Former governor talks gasoline prices at Senate campaign stop
By Alex Bridges -- firstname.lastname@example.org
STRASBURG -- Gas prices would fall if U.S. leaders "unleashed" the country's fuel resources, says former U.S. Sen. George Allen.
The former Republican governor spoke about gas prices and energy policy on Thursday just outside Strasburg during a stop on his campaign for the party's nomination as the candidate to run for the seat held by U.S. Sen. Jim Webb. Former Gov. Tim Kaine is seeking the Democratic Party's nomination.
"We oughta be thanking God that we're blessed with more resources, energy resources than any other country in the world; Russia's no. 2," Allen said. "Unfortunately the folks in Washington seem to look at these resources as a curse because they keep 'em off limits."
Allen, surrounded by area media representatives, stood outside 7-Eleven on U.S. 11 at the Interstate 81 interchange as drivers fueled up at the pumps for $3.89 per gallon.
Virginia Del. Michael J. Webert, R-Marshall, and a farmer by trade, joined Allen at the event. Webert's district includes Rappahannock County and parts of Warren, Fauquier and Culpeper counties.
If elected, Allen said he would introduce a bill to allow Virginia to produce oil and natural gas off the coast, the royalties from which would go to help pay for road construction and transportation projects. Allen favors expanding oil and natural gas exploration in Alaska.
Allen noted his support for importing oil from Canada and criticized Kaine's stance on the Keystone XL pipeline project as well as the Democrat's advocacy of the "cap-and-trade scheme."
"While I prefer American oil and coal and natural gas, if we're going have to import it I'd rather be getting it from the Canadians than having to worry about hostile dictators," Allen said.
Allen also criticized President Obama's administration for allowing the Environmental Protection Agency to handle cap-and-trade for energy emissions.
"Now I don't know who in the heck elected EPA," Allen said. "They're unelected, unaccountable. They're pestering you. Worrying about dust on a farm and your cattle aren't supposed to be drinking water out of a creek and all the different things that they're doing. But what they're doing with this tax is in effect to outlaw coal. Coal means jobs in Virginia."
If elected, Allen said he would vote in favor of a resolution of disapproval which would bar the EPA from regulating carbon dioxide.
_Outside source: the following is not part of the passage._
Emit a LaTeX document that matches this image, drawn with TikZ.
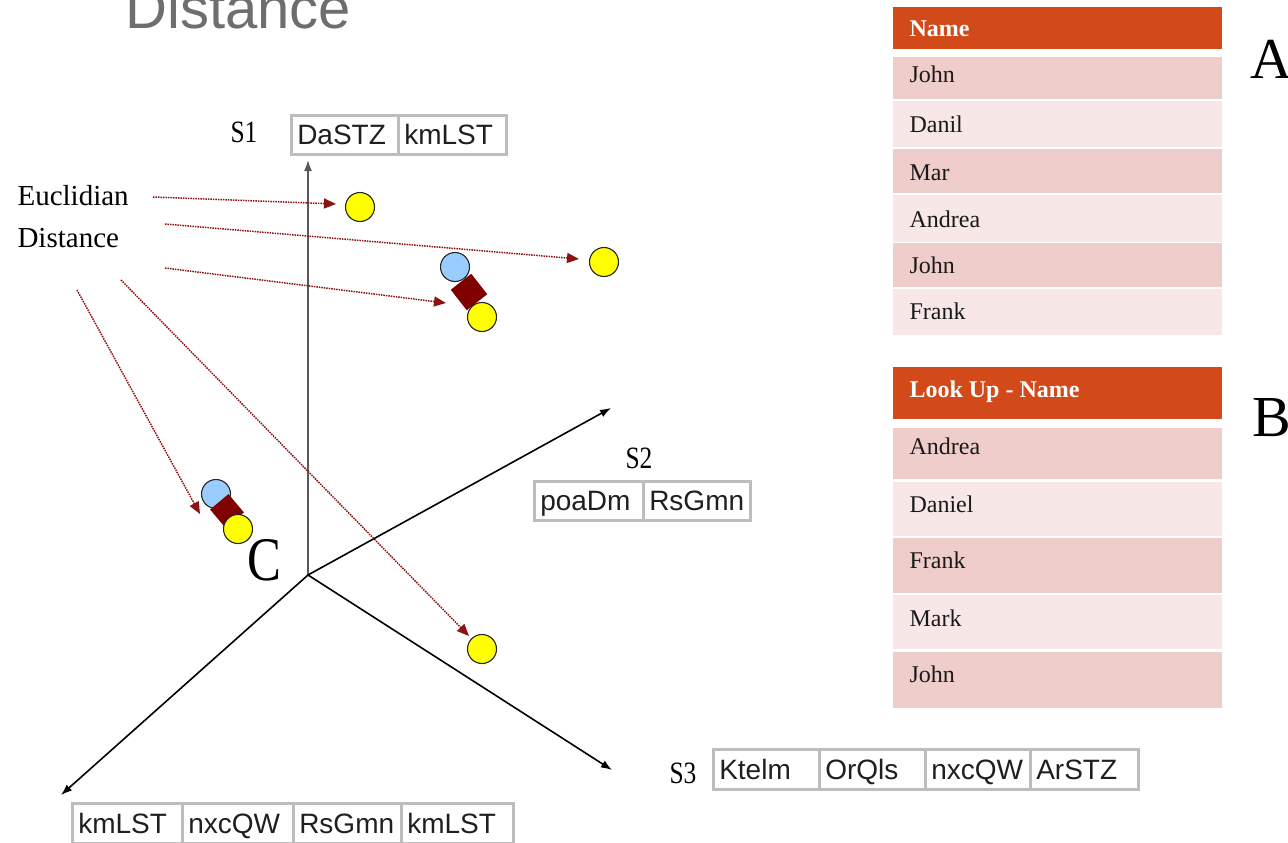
\documentclass[tikz,border=0pt]{standalone}
\usepackage{fontspec}
\setmainfont{Liberation Serif}
\setsansfont{Liberation Sans}
\newfontfamily\condserif[FakeStretch=0.82]{Liberation Serif}
\usetikzlibrary{arrows.meta}
\definecolor{hdr}{HTML}{D2491A}
\definecolor{rowdark}{HTML}{EFCDCA}
\definecolor{rowlight}{HTML}{F7E7E6}
\definecolor{dotred}{HTML}{8E1212}
\definecolor{cellline}{HTML}{BDBDBD}
\definecolor{titlegray}{HTML}{6E6E6E}
\definecolor{ptyellow}{HTML}{FFFF00}
\definecolor{ptblue}{HTML}{99CCFF}
\definecolor{ptred}{HTML}{800000}
\begin{document}
\begin{tikzpicture}[x=1pt,y=-1pt,
  axisline/.style={line width=1.6pt,-{Latex[length=11pt,width=8pt]}},
  distarrow/.style={dotred,line width=1.5pt,dash pattern=on 1.5pt off 1pt,-{Triangle[length=12pt,width=10pt]}},
  ypt/.style={circle,draw=black!85,line width=1.1pt,fill=ptyellow,minimum size=29pt,inner sep=0pt},
  bpt/.style={circle,draw=black!85,line width=1.1pt,fill=ptblue,minimum size=29pt,inner sep=0pt},
  rpt/.style={rectangle,fill=ptred,minimum size=26pt,inner sep=0pt},
  cell/.style={draw=cellline,line width=2.5pt,anchor=north west,inner xsep=6pt,inner ysep=0pt,
    text height=20pt,text depth=0pt,align=left,text=black!88,font=\sffamily\fontsize{28}{30}\selectfont},
  slabel/.style={anchor=base west,font=\condserif\fontsize{31}{33}\selectfont},
  bigletter/.style={anchor=base west,font=\fontsize{58}{60}\selectfont},
  hdrrow/.style={fill=hdr,anchor=north west,minimum width=329pt,inner sep=0pt},
  darkrow/.style={fill=rowdark,anchor=north west,minimum width=329pt,inner sep=0pt},
  lightrow/.style={fill=rowlight,anchor=north west,minimum width=329pt,inner sep=0pt},
  rowtext/.style={anchor=base west,font=\fontsize{24}{26}\selectfont,text=black!90},
  hdrtext/.style={anchor=base west,font=\bfseries\fontsize{24}{26}\selectfont,text=white}
]
\useasboundingbox (0,0) rectangle (1288,843);

% title
\node[anchor=base west,font=\sffamily\fontsize{58}{60}\selectfont,text=titlegray] (title) at (122,29) {Distance};

% axes
\coordinate (O) at (308,575);
\coordinate (s1tip) at (308,160);
\coordinate (s2tip) at (611,408);
\coordinate (s3tip) at (612,770);
\coordinate (s4tip) at (61,795);
\draw[axisline,black!65] (O) -- (s1tip);
\draw[axisline] (O) -- (s2tip);
\draw[axisline] (O) -- (s3tip);
\draw[axisline] (O) -- (s4tip);

% axis labels
\node[slabel] (S1) at (227,142) {S1};
\node[slabel] (S2) at (622,468) {S2};
\node[slabel] (S3) at (666,783) {S3};

% S1 table
\node[cell,minimum height=39pt,text width=95pt] (c11) at (290,114) {DaSTZ};
\node[cell,minimum height=39pt,text width=96pt] (c12) at (397,114) {kmLST};
% S2 table
\node[cell,minimum height=39pt,text width=97pt] (c21) at (533,480) {poaDm};
\node[cell,minimum height=39pt,text width=95pt] (c22) at (642,480) {RsGmn};
% S3 table
\node[cell,minimum height=40pt,text width=94pt] (c31) at (712,748) {Ktelm};
\node[cell,minimum height=40pt,text width=94pt] (c32) at (818,748) {OrQls};
\node[cell,minimum height=40pt,text width=93pt] (c33) at (924,748) {nxcQW};
\node[cell,minimum height=40pt,text width=96pt] (c34) at (1029,748) {ArSTZ};
% bottom table
\node[cell,minimum height=40pt,text width=98pt] (c41) at (71,802) {kmLST};
\node[cell,minimum height=40pt,text width=99pt] (c42) at (181,802) {nxcQW};
\node[cell,minimum height=40pt,text width=96pt] (c43) at (292,802) {RsGmn};
\node[cell,minimum height=40pt,text width=100pt] (c44) at (400,802) {kmLST};

% Euclidian distance label
\node[anchor=base west,font=\fontsize{29}{31}\selectfont] (eu1) at (14,205) {Euclidian};
\node[anchor=base west,font=\fontsize{29}{31}\selectfont] (eu2) at (14,247) {Distance};

% points
\node[ypt] (y1) at (360,207) {};
\node[ypt] (y2) at (604,262) {};
\node[bpt] (b3) at (455,267) {};
\node[rpt,rotate=38] (r3) at (469,292) {};
\node[ypt] (y3) at (482,317) {};
\node[bpt] (b4) at (216,494) {};
\node[rpt,rotate=40,minimum size=24pt] (r4) at (227,511) {};
\node[ypt] (y4) at (238,529) {};
\node[ypt] (y5) at (482,649) {};

% C label
\node[anchor=base west,font=\condserif\fontsize{62}{64}\selectfont] (C) at (244,580) {C};

% distance arrows
\coordinate (d1s) at (153,197); \coordinate (d1e) at (336,204);
\coordinate (d2s) at (165,224); \coordinate (d2e) at (579,259);
\coordinate (d3s) at (165,268); \coordinate (d3e) at (446,303);
\coordinate (d4s) at (77,290);  \coordinate (d4e) at (200,514);
\coordinate (d5s) at (121,280); \coordinate (d5e) at (469,636);
\draw[distarrow] (d1s) -- (d1e);
\draw[distarrow] (d2s) -- (d2e);
\draw[distarrow] (d3s) -- (d3e);
\draw[distarrow] (d4s) -- (d4e);
\draw[distarrow] (d5s) -- (d5e);

% table A
\node[hdrrow,minimum height=42pt] (ah) at (893,7) {};
\node[darkrow,minimum height=42pt] (a1) at (893,57) {};
\node[lightrow,minimum height=46pt] (a2) at (893,101) {};
\node[darkrow,minimum height=44pt] (a3) at (893,149) {};
\node[lightrow,minimum height=47pt] (a4) at (893,195) {};
\node[darkrow,minimum height=44pt] (a5) at (893,243) {};
\node[lightrow,minimum height=46pt] (a6) at (893,289) {};
\node[hdrtext] (aht) at (906,37) {Name};
\node[rowtext] (a1t) at (906,83) {John};
\node[rowtext] (a2t) at (906,132) {Danil};
\node[rowtext] (a3t) at (906,180) {Mar};
\node[rowtext] (a4t) at (906,227) {Andrea};
\node[rowtext] (a5t) at (906,273) {John};
\node[rowtext] (a6t) at (906,319) {Frank};
\node[bigletter] (A) at (1247,78) {A};

% table B
\node[hdrrow,minimum height=52pt] (bh) at (893,367) {};
\node[darkrow,minimum height=51pt] (bb1) at (893,428) {};
\node[lightrow,minimum height=54pt] (bb2) at (893,482) {};
\node[darkrow,minimum height=55pt] (bb3) at (893,538) {};
\node[lightrow,minimum height=54pt] (bb4) at (893,595) {};
\node[darkrow,minimum height=56pt] (bb5) at (893,652) {};
\node[hdrtext] (bht) at (906,397) {Look Up - Name};
\node[rowtext] (b1t) at (906,454) {Andrea};
\node[rowtext] (b2t) at (906,512) {Daniel};
\node[rowtext] (b3t) at (906,568) {Frank};
\node[rowtext] (b4t) at (906,626) {Mark};
\node[rowtext] (b5t) at (906,682) {John};
\node[bigletter] (B) at (1249,436) {B};
\end{tikzpicture}
\end{document}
Policies which Allen claims ban coal as a source of electric power would ultimately hurt anyone who uses electricity through higher costs.
Allen blamed restrictive policies for causing high fuel prices, particularly at the gas pumps, which, in turn, impact families and farmers. The high gas prices, Allen said, also hurts drivers in suburban areas.
"If we had an approach which I am advocating which is a positive, constructive approach, and that is unleashing our American resources," Allen said.
Allen took time to promote the website, toomuchatthepump.com, which estimates how much a person spent to fill up his or her vehicle's gas tank in January 2009, at the beginning of Obama's term, compared with the current cost to fuel up. Several examples showed the price to fill up fuel tanks had more than doubled in three years when gas cost less than $2 a gallon on average.
Woodstock resident Jerry O'Brien stopped by the 7-Eleven to hear Allen speak and asked him about his stance on speculators and their impact on rising oil prices.
"I was interested to hear what he had to say and I'm concerned about gas prices," O'Brien said.
Higher fuel prices hurt some sellers such as Holtzman Oil & Propane.
"Speculation's killer," said Todd Holtzman, manager with Holtzman's propane business, who attended the event. "Ultimately, they manipulate the market and the consumer at the pump pays the penalty."
"We're stuck in the middle and high prices are not happy times for us because people are using so much less, traveling less and that reduces our sales and means our customers struggle to pay their bills," Holtzman said.